Van Immerseel’s Suite Française sparkles. It sounds traditional and fresh, young and old at the same time, just as it should. The harpsichord is placed in a very forward position.

The performance of Concert Champêtre is devoted. The winds are deep, and the harpsichord reaches piano-like expressivity and diversity. I do not quite feel all the requisite depth in the slow movement. This maybe as a result of a close recording. Van Immerseel’s vast Baroque experience is felt in the finale. If Dutoit’s third movement seems boring after the first two, van Immerseel manages to make it multi-layered and interesting. Even this did not help me to warm to this movement, and I still consider much of it rather mechanical.
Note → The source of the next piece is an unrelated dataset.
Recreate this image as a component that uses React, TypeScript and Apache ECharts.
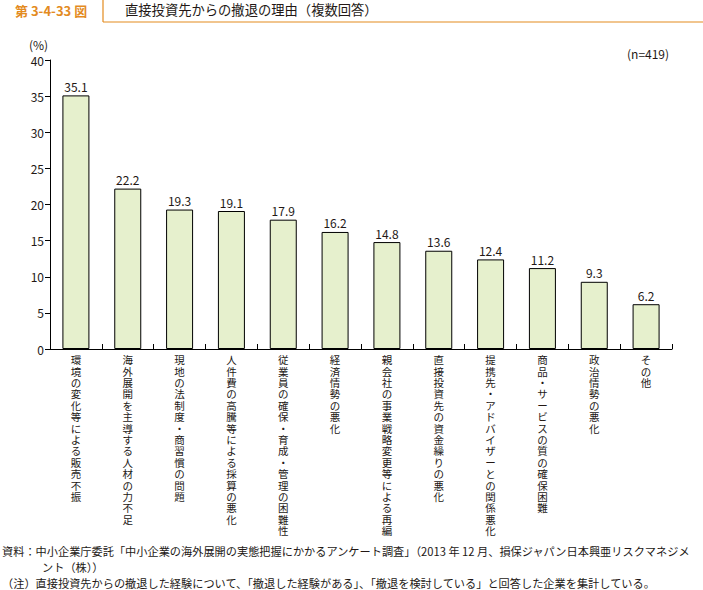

I warmly welcome such an unusual contribution to the Poulenc discography. I hope that the popular stature of Jos van Immerseel and his ensemble will contribute to the composer’s reputation. The more “retro” pieces came out more successfully – after all, this is van Immerseel’s domain. I have mentally dubbed this album “Poulenc in Versailles”. I think Poulenc would like it.

The two pianos date from 1896 and 1905, so frankly they are not “period” in a true sense: the Two-Piano Concerto was written some thirty years later. The harpsichord is a 1983 copy of a 1749 instrument.